▸ **INSTRUCTIONS FOR THE TASK**
Identify the lines bearing the string "this" and gather them.

□ □ □ □ □ □ □

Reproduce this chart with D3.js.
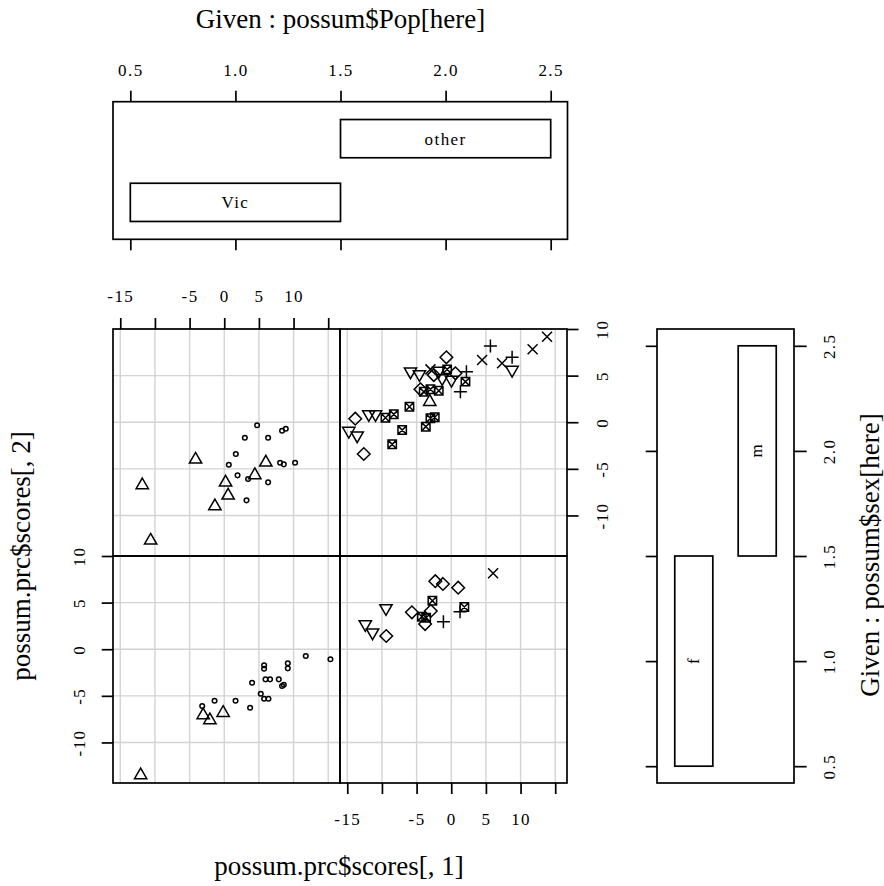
<!DOCTYPE html>
<html><head><meta charset="utf-8">
<script src="https://cdn.jsdelivr.net/npm/d3@7"></script>
<style>
body{margin:0;background:#fff}
svg{display:block}
text{font-family:"Liberation Serif","Times New Roman",serif;fill:#000}
</style>
</head><body><svg id="c" width="884" height="886"></svg>
<script>
// ---- axis / tick data ----
const xDomain = [-16.05, 16.7];
const yDomain = [-14.35, 10.0];
const xTicks = [-15, -10, -5, 0, 5, 10, 15];
const xTickLabels = ["-15", "", "-5", "0", "5", "10", ""];
const yTicks = [-10, -5, 0, 5, 10];
const yTickLabels = ["-10", "-5", "0", "5", "10"];
const condDomain = [0.42, 2.58];
const condTicks = [0.5, 1.0, 1.5, 2.0, 2.5];
const condTickLabels = ["0.5", "1.0", "1.5", "2.0", "2.5"];
const popLevels = ["Vic", "other"];
const popIntervals = [[0.5, 1.5], [1.5, 2.5]];
const sexLevels = ["f", "m"];
const sexIntervals = [[0.5, 1.5], [1.5, 2.5]];

// ---- points: [scores1, scores2, pch] ----
const vicMale = [
  [-4.14,-3.81,2],[-11.83,-6.56,2],[-10.62,-12.5,2],[0.19,-6.27,2],[0.56,-7.67,2],
  [-1.35,-8.81,2],[4.41,-5.48,2],[6.0,-4.13,2],
  [4.74,-0.33,1],[2.97,-1.66,1],[6.33,-1.66,1],[8.34,-0.91,1],[8.88,-0.70,1],
  [1.67,-3.41,1],[0.66,-4.56,1],[1.92,-5.70,1],[3.44,-6.09,1],[6.33,-6.45,1],
  [3.21,-8.38,1],[8.06,-4.34,1],[8.59,-4.52,1],[10.22,-4.34,1]
];
const vicFemale = [
  [-12.06,-13.32,2],[-3.04,-6.88,2],[-2.07,-7.42,2],[-0.16,-6.63,2],
  [-3.18,-6.09,1],[-1.40,-5.53,1],[1.63,-5.53,1],[3.73,-6.28,1],[4.02,-3.59,1],
  [5.27,-4.77,1],[5.75,-5.31,1],[6.38,-5.31,1],[5.75,-1.73,1],[5.75,-2.09,1],
  [5.95,-3.23,1],[6.61,-3.23,1],[7.87,-3.23,1],[8.34,-3.95,1],[8.59,-3.81,1],
  [9.17,-1.51,1],[9.17,-2.05,1],[11.76,-0.73,1],[15.32,-1.08,1]
];
const otherMale = [
  [-13.85,0.38,5],[-14.78,-1.12,6],[-13.57,-1.62,6],[-12.62,-3.41,5],[-11.9,0.67,6],
  [-10.93,0.67,6],[-9.49,0.48,7],[-8.29,0.85,7],[-7.08,-0.84,7],[-8.52,-2.37,7],
  [-6.03,1.66,7],[-5.88,5.25,6],[-4.59,4.96,6],[-4.44,3.53,5],[-3.97,3.27,7],
  [-3.0,3.53,7],[-3.1,2.38,2],[-1.8,3.38,7],[-3.0,5.67,4],[-1.8,5.31,6],
  [-2.52,5.06,5],[-0.59,5.67,7],[-0.7,6.96,5],[-1.31,4.53,6],[0.03,4.35,6],
  [0.6,5.25,5],[2.19,5.42,3],[2.05,4.35,7],[1.32,3.27,3],[-3.0,0.42,7],
  [-2.38,0.53,7],[-3.67,-0.48,7],[4.45,6.67,4],[5.65,8.18,3],[7.33,6.32,4],
  [8.78,6.96,3],[8.78,5.42,6],[11.74,7.82,4],[13.82,9.17,4]
];
const otherFemale = [
  [6.04,8.14,4],[-9.42,4.21,6],[-12.4,2.49,6],[-11.35,1.6,6],[-9.38,1.42,5],
  [-5.68,3.96,5],[-4.24,3.49,7],[-3.62,3.38,7],[-3.77,2.70,5],[-2.95,4.1,5],
  [-2.72,5.2,7],[-1.13,2.95,3],[1.27,4.03,3],[1.89,4.53,7],
  [-2.3,7.3,5],[-1.2,7.0,5],[1.0,6.6,5]
];

// ---- layout ----
const svg = d3.select("#c");
const colX = [[113, 340], [340, 567]];     // Vic, other
const rowY = [[556, 783], [329, 556]];     // f (bottom), m (top)
const panels = [
  {data: vicFemale, c: 0, r: 0}, {data: otherFemale, c: 1, r: 0},
  {data: vicMale, c: 0, r: 1}, {data: otherMale, c: 1, r: 1}
];
const LW = 1.7, GRID = "#d3d3d3", MW = 1.5;
const tickFont = "17px", labFont = "27px";

const shapes = {
  2: "M0,-5.35L6.15,5.35L-6.15,5.35Z",
  3: "M-6.5,0H6.5M0,-6.5V6.5",
  4: "M-5,-5L5,5M-5,5L5,-5",
  5: "M0,-6.3L6.3,0L0,6.3L-6.3,0Z",
  6: "M0,5.35L6.15,-5.35L-6.15,-5.35Z",
  7: "M-4.2,-4.2H4.2V4.2H-4.2ZM-4.2,-4.2L4.2,4.2M-4.2,4.2L4.2,-4.2"
};

const xs = colX.map(r => d3.scaleLinear().domain(xDomain).range(r));
const ys = rowY.map(r => d3.scaleLinear().domain(yDomain).range([r[1], r[0]]));

panels.forEach(p => {
  const x = xs[p.c], y = ys[p.r];
  const g = svg.append("g");
  g.selectAll(".gv").data(xTicks).join("line")
    .attr("x1", d => x(d)).attr("x2", d => x(d))
    .attr("y1", y.range()[0]).attr("y2", y.range()[1])
    .attr("stroke", GRID).attr("stroke-width", 1.4);
  g.selectAll(".gh").data(yTicks).join("line")
    .attr("y1", d => y(d)).attr("y2", d => y(d))
    .attr("x1", x.range()[0]).attr("x2", x.range()[1])
    .attr("stroke", GRID).attr("stroke-width", 1.4);
  p.data.forEach(d => {
    if (d[2] === 1) {
      g.append("circle").attr("cx", x(d[0])).attr("cy", y(d[1])).attr("r", 2.3)
        .attr("fill", "none").attr("stroke", "#000").attr("stroke-width", MW);
    } else {
      g.append("path").attr("d", shapes[d[2]])
        .attr("transform", `translate(${x(d[0])},${y(d[1])})`)
        .attr("fill", "none").attr("stroke", "#000").attr("stroke-width", MW)
        .attr("stroke-linejoin", "miter");
    }
  });
  g.append("rect").attr("x", x.range()[0]).attr("y", y.range()[1])
    .attr("width", x.range()[1] - x.range()[0]).attr("height", y.range()[0] - y.range()[1])
    .attr("fill", "none").attr("stroke", "#000").attr("stroke-width", LW);
});

function styleAxis(g) {
  g.select(".domain").remove();
  g.selectAll(".tick line").attr("stroke", "#000").attr("stroke-width", LW);
  g.selectAll("text").style("font-size", tickFont).style("letter-spacing", "1.4px");
}
function fmt(ticks, labels) { return d => labels[ticks.indexOf(d)]; }

// top axis over left column
svg.append("g").attr("transform", "translate(0,329)")
  .call(d3.axisTop(xs[0]).tickValues(xTicks).tickFormat(fmt(xTicks, xTickLabels)).tickSize(11))
  .call(styleAxis)
  .call(g => g.selectAll("text").attr("y", -27).attr("dy", 0));
// bottom axis under right column
svg.append("g").attr("transform", "translate(0,783)")
  .call(d3.axisBottom(xs[1]).tickValues(xTicks).tickFormat(fmt(xTicks, xTickLabels)).tickSize(11))
  .call(styleAxis)
  .call(g => g.selectAll("text").attr("y", 42).attr("dy", 0));
// left axis on bottom row
svg.append("g").attr("transform", "translate(113,0)")
  .call(d3.axisLeft(ys[0]).tickValues(yTicks).tickFormat(fmt(yTicks, yTickLabels)).tickSize(11.3))
  .call(styleAxis)
  .call(g => g.selectAll("text").attr("x", 0).attr("dy", 0)
    .attr("text-anchor", "middle").attr("transform", "translate(-28,0) rotate(-90)"));
// right axis on top row
svg.append("g").attr("transform", "translate(567,0)")
  .call(d3.axisRight(ys[1]).tickValues(yTicks).tickFormat(fmt(yTicks, yTickLabels)).tickSize(11.5))
  .call(styleAxis)
  .call(g => g.selectAll("text").attr("x", 0).attr("dy", 0)
    .attr("text-anchor", "middle").attr("transform", "translate(41,0) rotate(-90)"));

// ---- top conditioning panel (Pop) ----
const cTop = 101.7, cBot = 239.3;
const cx = d3.scaleLinear().domain(condDomain).range([113.5, 567.5]);
const cy = d3.scaleLinear().domain(condDomain).range([cBot, cTop]);
svg.append("rect").attr("x", 113).attr("y", cTop).attr("width", 454.5).attr("height", cBot - cTop)
  .attr("fill", "none").attr("stroke", "#000").attr("stroke-width", LW);
popIntervals.forEach((iv, i) => {
  svg.append("rect").attr("x", cx(iv[0])).attr("y", cy(i + 1 + 0.3))
    .attr("width", cx(iv[1]) - cx(iv[0])).attr("height", cy(i + 1 - 0.3) - cy(i + 1 + 0.3))
    .attr("fill", "none").attr("stroke", "#000").attr("stroke-width", LW);
  svg.append("text").attr("x", cx((iv[0] + iv[1]) / 2)).attr("y", cy(i + 1) + 6)
    .attr("text-anchor", "middle").style("font-size", tickFont).style("letter-spacing", "1.4px")
    .text(popLevels[i]);
});
svg.append("g").attr("transform", `translate(0,${cTop})`)
  .call(d3.axisTop(cx).tickValues(condTicks).tickFormat(fmt(condTicks, condTickLabels)).tickSize(11))
  .call(styleAxis)
  .call(g => g.selectAll("text").attr("y", -25.7).attr("dy", 0));
svg.append("g").attr("transform", `translate(0,${cBot})`)
  .call(d3.axisBottom(cx).tickValues(condTicks).tickFormat("").tickSize(11))
  .call(styleAxis);

// ---- right conditioning panel (sex) ----
const rx = d3.scaleLinear().domain(condDomain).range([657, 794]);
const ry = d3.scaleLinear().domain(condDomain).range([783, 329]);
svg.append("rect").attr("x", 657).attr("y", 329).attr("width", 137).attr("height", 454)
  .attr("fill", "none").attr("stroke", "#000").attr("stroke-width", LW);
sexIntervals.forEach((iv, i) => {
  svg.append("rect").attr("x", rx(i + 1 - 0.3)).attr("y", ry(iv[1]))
    .attr("width", rx(i + 1 + 0.3) - rx(i + 1 - 0.3)).attr("height", ry(iv[0]) - ry(iv[1]))
    .attr("fill", "none").attr("stroke", "#000").attr("stroke-width", LW);
  const tx = rx(i + 1) + 5, ty = ry((iv[0] + iv[1]) / 2);
  svg.append("text").attr("transform", `translate(${tx},${ty}) rotate(-90)`)
    .attr("text-anchor", "middle").style("font-size", tickFont).text(sexLevels[i]);
});
svg.append("g").attr("transform", "translate(657,0)")
  .call(d3.axisLeft(ry).tickValues(condTicks).tickFormat("").tickSize(11.3))
  .call(styleAxis);
svg.append("g").attr("transform", "translate(794,0)")
  .call(d3.axisRight(ry).tickValues(condTicks).tickFormat(fmt(condTicks, condTickLabels)).tickSize(12.7))
  .call(styleAxis)
  .call(g => g.selectAll("text").attr("x", 0).attr("dy", 0)
    .attr("text-anchor", "middle").attr("transform", "translate(41,0) rotate(-90)"));

// ---- titles ----
svg.append("text").attr("x", 340.5).attr("y", 28).attr("text-anchor", "middle")
  .style("font-size", labFont).text("Given : possum$Pop[here]");
svg.append("text").attr("x", 339).attr("y", 875).attr("text-anchor", "middle")
  .style("font-size", labFont).text("possum.prc$scores[, 1]");
svg.append("text").attr("transform", "translate(30,556) rotate(-90)").attr("text-anchor", "middle")
  .style("font-size", labFont).text("possum.prc$scores[, 2]");
svg.append("text").attr("transform", "translate(879,555) rotate(-90)").attr("text-anchor", "middle")
  .style("font-size", labFont).text("Given : possum$sex[here]");
</script></body></html>
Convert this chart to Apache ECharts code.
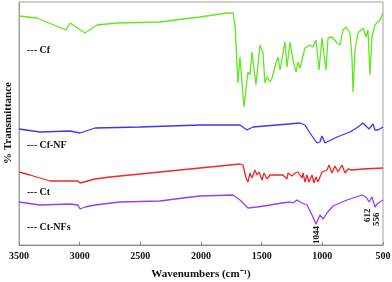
<!DOCTYPE html>
<html><head><meta charset="utf-8">
<script src="https://cdn.jsdelivr.net/npm/echarts@6/dist/echarts.min.js"></script>
<style>html,body{margin:0;padding:0;background:#fff}#c{width:392px;height:282px}</style>
</head><body><div id="c"></div>
<script>
// Wavenumber (cm-1) and transmittance (arbitrary offset units)
const cfWave = [3500,3352,3113,3080,2956,2857,2692,2338,2148,2008,1786,1753,1736,1720,1695,1679,1646,1613,1596,1580,1547,1514,1489,1473,1456,1431,1415,1382,1365,1349,1324,1308,1291,1266,1250,1242,1217,1201,1184,1143,1102,1077,1052,1027,1003,994,970,953,920,879,854,830,805,772,756,747,731,706,665,640,624,607,591,566,525,500];
const cfVal  = [229,227,215,222,212,220,222,223,226,228,232,232,232,220,162,188,138,173,170,193,160,200,192,162,168,163,167,182,188,175,192,203,178,203,203,185,173,183,177,197,200,198,205,175,207,209,175,207,208,202,200,215,218,212,188,153,195,212,217,208,215,170,208,220,225,232];

const cfnfWave = [3500,3327,3080,2997,2874,2503,2008,1679,1621,1572,1374,1184,1143,1102,1044,1019,1003,978,879,772,706,665,632,615,582,566,541,500];
const cfnfVal  = [116,113,114,112,117,118,120,120,115,118,120,122,120,112,102,103,109,102,108,113,118,122,118,116,121,115,115,118];

const ctWave = [3500,3409,3245,3080,3014,2997,2874,2750,2420,2008,1679,1654,1629,1613,1596,1580,1555,1539,1522,1497,1481,1456,1431,1324,1291,1283,1250,1225,1201,1168,1159,1143,1126,1110,1085,1069,1052,1036,1003,962,945,920,896,871,838,813,788,756,665,500];
const ctVal  = [73,70,64,64,64,62,66,68,72,77,81,80,67,63,72,67,75,70,73,65,72,66,70,70,66,72,69,72,73,67,72,63,70,63,70,62,68,63,73,75,80,72,79,73,80,72,76,75,76,77];

const ctnfWave = [3500,3327,3080,3014,2997,2956,2874,2668,2338,2148,2008,1736,1679,1613,1539,1431,1332,1266,1242,1209,1168,1126,1085,1052,1019,1003,994,962,912,797,673,640,615,591,566,541,500];
const ctnfVal  = [43,40,41,40,36,38,40,43,44,47,49,50,45,37,38,40,42,43,42,45,42,40,30,21,30,32,26,32,39,45,50,48,43,48,38,42,45];

const xTicks = [3500,3000,2500,2000,1500,1000,500];
const seriesNames = ['Cf','Cf-NF','Ct','Ct-NFs'];
const peakLabels = ['1044','612','556'];
const yTitle = '% Transmittance';

function zip(a,b){return a.map((v,i)=>[v,b[i]]);}
const F = '"Liberation Serif","Times New Roman",serif';
const chart = echarts.init(document.getElementById('c'));
const mk = (name,w,v,color)=>({name,type:'line',data:zip(w,v),showSymbol:false,symbol:'none',
  lineStyle:{color,width:1.3},itemStyle:{color},animation:false,silent:true});
const txt = (t,x,y,extra)=>Object.assign({type:'text',left:x,top:y,silent:true,
  style:{text:t,font:'bold 10px '+F,fill:'#111'}},extra||{});
chart.setOption({
  animation:false,
  grid:{left:19,right:9,top:2,bottom:37,show:true,borderColor:'#a0a0a0',borderWidth:1,outerBoundsMode:'none',containLabel:false},
  xAxis:{type:'value',inverse:true,min:500,max:3500,interval:500,
    axisLine:{show:true,lineStyle:{color:'#888',width:1}},
    axisTick:{show:true,inside:true,length:3,lineStyle:{color:'#888'}},
    splitLine:{show:false},
    axisLabel:{margin:6,color:'#111',fontFamily:F,fontWeight:'bold',fontSize:10,
      formatter:v=>xTicks.includes(v)?String(v):''},
    name:'Wavenumbers (cm\u207B\u00B9)',nameLocation:'middle',nameGap:24,
    nameTextStyle:{color:'#111',fontFamily:F,fontWeight:'bold',fontSize:11}},
  yAxis:{type:'value',min:0,max:243,axisLine:{show:true,lineStyle:{color:'#a0a0a0'}},
    axisTick:{show:false},axisLabel:{show:false},splitLine:{show:false}},
  series:[
    mk(seriesNames[0],cfWave,cfVal,'#5fe81e'),
    mk(seriesNames[1],cfnfWave,cfnfVal,'#3a3af0'),
    mk(seriesNames[2],ctWave,ctVal,'#f02828'),
    mk(seriesNames[3],ctnfWave,ctnfVal,'#9a3cf5')
  ],
  graphic:[
    {type:'text',x:8,y:123,rotation:Math.PI/2,silent:true,
      style:{text:yTitle,font:'bold 11px '+F,fill:'#111',textAlign:'center',textVerticalAlign:'middle'}},
    txt('--- '+seriesNames[0],27,45),
    txt('--- '+seriesNames[1],27,140),
    txt('--- '+seriesNames[2],27,187),
    txt('--- '+seriesNames[3],27,222),
    {type:'text',x:312,y:244,rotation:Math.PI/2,silent:true,style:{text:peakLabels[0],font:'bold 9px '+F,fill:'#111'}},
    {type:'text',x:363,y:222,rotation:Math.PI/2,silent:true,style:{text:peakLabels[1],font:'bold 9px '+F,fill:'#111'}},
    {type:'text',x:372,y:226,rotation:Math.PI/2,silent:true,style:{text:peakLabels[2],font:'bold 9px '+F,fill:'#111'}}
  ]
});
</script></body></html>
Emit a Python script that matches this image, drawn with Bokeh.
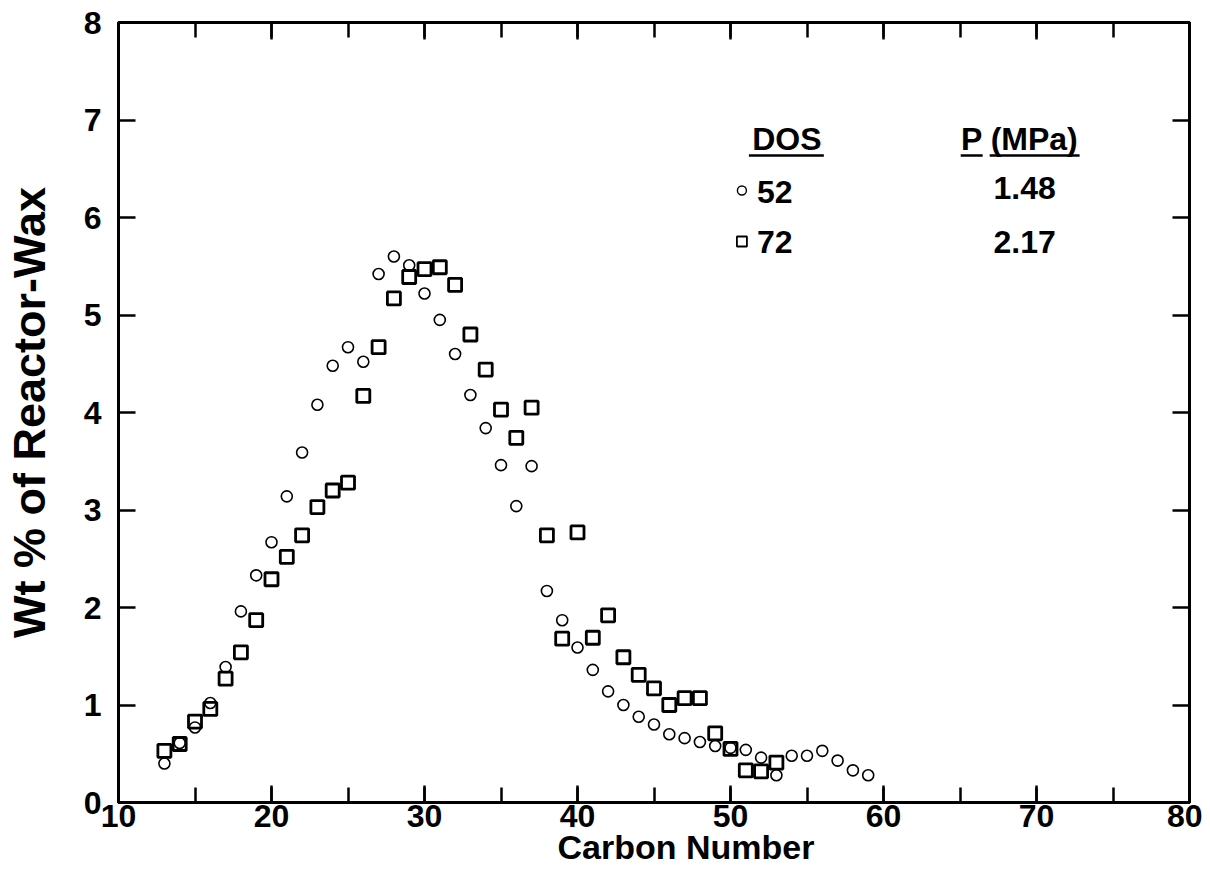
from bokeh.plotting import figure
from bokeh.models import (LinearAxis, SingleIntervalTicker, Range1d, Title,
                          CustomJSTickFormatter)
from bokeh.core.properties import value
from bokeh.embed import file_html
from bokeh.resources import INLINE

# ---- data ----
carbon_dos52 = list(range(13, 60))
wt_dos52 = [0.40, 0.61, 0.77, 1.02, 1.39, 1.96, 2.33, 2.67, 3.14, 3.59,
            4.08, 4.48, 4.67, 4.52, 5.42, 5.60, 5.51, 5.22, 4.95, 4.60,
            4.18, 3.84, 3.46, 3.04, 3.45, 2.17, 1.87, 1.59, 1.36, 1.14,
            1.00, 0.88, 0.80, 0.70, 0.66, 0.62, 0.58, 0.56, 0.54, 0.46,
            0.28, 0.48, 0.48, 0.53, 0.43, 0.33, 0.28]

carbon_dos72 = list(range(13, 54))
wt_dos72 = [0.53, 0.60, 0.83, 0.96, 1.27, 1.54, 1.87, 2.29, 2.52, 2.74,
            3.03, 3.20, 3.28, 4.17, 4.67, 5.17, 5.39, 5.47, 5.49, 5.31,
            4.80, 4.44, 4.03, 3.74, 4.05, 2.74, 1.68, 2.77, 1.69, 1.92,
            1.49, 1.31, 1.17, 1.00, 1.07, 1.07, 0.71, 0.55, 0.33, 0.32,
            0.41]

legend_dos = ["52", "72"]
legend_pressure = ["1.48", "2.17"]
x_title = "Carbon Number"
y_title = "Wt % of Reactor-Wax"

FONT = "Liberation Sans"

# ---- layout helpers (picture pixel -> data coordinates) ----
FL, FR, FT, FB = 117, 1189, 22, 802
XMIN, XMAX, YMIN, YMAX = 10, 80, 0, 8


def dx(px):
    return XMIN + (px - FL) * (XMAX - XMIN) / (FR - FL)


def dy(py):
    return YMIN + (FB - py) * (YMAX - YMIN) / (FB - FT)


p = figure(width=1202, height=880, output_backend="svg", toolbar_location=None,
           x_range=Range1d(XMIN, XMAX), y_range=Range1d(YMIN, YMAX),
           min_border_left=FL, min_border_top=FT,
           min_border_right=1202 - FR, min_border_bottom=880 - FB,
           background_fill_color="white", border_fill_color="white")
p.xgrid.visible = False
p.ygrid.visible = False
p.outline_line_color = "black"
p.outline_line_width = 3

blank = CustomJSTickFormatter(code="return '';")


def style_axis(ax, labels=True):
    ax.axis_line_color = "black"
    ax.axis_line_width = 3
    ax.major_tick_line_color = "black"
    ax.major_tick_line_width = 2.5
    ax.minor_tick_line_color = "black"
    ax.minor_tick_line_width = 2.5
    ax.major_tick_in = 17
    ax.major_tick_out = 0
    ax.minor_tick_in = 15
    ax.minor_tick_out = 0
    if labels:
        ax.major_label_text_font = FONT
        ax.major_label_text_font_style = "bold"
        ax.major_label_text_font_size = "32px"
        ax.major_label_text_color = "black"
    else:
        ax.formatter = blank
        ax.major_label_standoff = 0


p.xaxis.ticker = SingleIntervalTicker(interval=10, num_minor_ticks=2)
p.yaxis.ticker = SingleIntervalTicker(interval=1, num_minor_ticks=0)
style_axis(p.xaxis[0])
style_axis(p.yaxis[0])
p.xaxis.major_label_standoff = 2
p.yaxis.major_label_standoff = 17

p.yaxis.axis_label = y_title
p.yaxis.axis_label_text_font = FONT
p.yaxis.axis_label_text_font_style = "bold"
p.yaxis.axis_label_text_font_size = "45px"
p.yaxis.axis_label_text_color = "black"
p.yaxis.axis_label_standoff = 26

top = LinearAxis(ticker=SingleIntervalTicker(interval=10, num_minor_ticks=2))
style_axis(top, labels=False)
p.add_layout(top, "above")
right = LinearAxis(ticker=SingleIntervalTicker(interval=1, num_minor_ticks=0))
style_axis(right, labels=False)
p.add_layout(right, "right")

xt = Title(text=x_title, align="left", offset=556 - FL, standoff=-8,
           text_font=FONT, text_font_style="bold", text_font_size="34px",
           text_color="black")
p.add_layout(xt, "below")

# ---- data marks ----
p.scatter(carbon_dos52, wt_dos52, marker="circle", size=11,
          fill_color=None, line_color="black", line_width=1.6)
p.scatter(carbon_dos72, wt_dos72, marker="square", size=13,
          fill_color=None, line_color="black", line_width=2.8)

# ---- key ----
LEG = "32px"
p.text(x=[dx(786), dx(1019)], y=[dy(138), dy(138)], text=["DOS", "P (MPa)"],
       text_font=value(FONT), text_font_style="bold", text_font_size=LEG,
       text_align="center", text_baseline="middle", text_color="black")
p.segment(x0=[dx(748), dx(960), dx(989)], y0=[dy(155)] * 3,
          x1=[dx(823), dx(982), dx(1079)], y1=[dy(155)] * 3,
          line_color="black", line_width=2.5)
p.text(x=[dx(756)] * 2, y=[dy(191), dy(241)], text=legend_dos,
       text_font=value(FONT), text_font_style="bold", text_font_size=LEG,
       text_align="left", text_baseline="middle", text_color="black")
p.text(x=[dx(1024)] * 2, y=[dy(187), dy(241)], text=legend_pressure,
       text_font=value(FONT), text_font_style="bold", text_font_size=LEG,
       text_align="center", text_baseline="middle", text_color="black")
p.scatter([dx(741)], [dy(190)], marker="circle", size=9,
          fill_color=None, line_color="black", line_width=1.4)
p.scatter([dx(741)], [dy(241)], marker="square", size=10,
          fill_color=None, line_color="black", line_width=1.8)

open("out.html", "w").write(file_html(p, INLINE))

□ □ □ □ □ □ □

▸ **SOLUTION**
Reproduce this chart with D3.js.
Convert this chart to Apache ECharts code.
Emit a Python script that matches this image, drawn with Bokeh.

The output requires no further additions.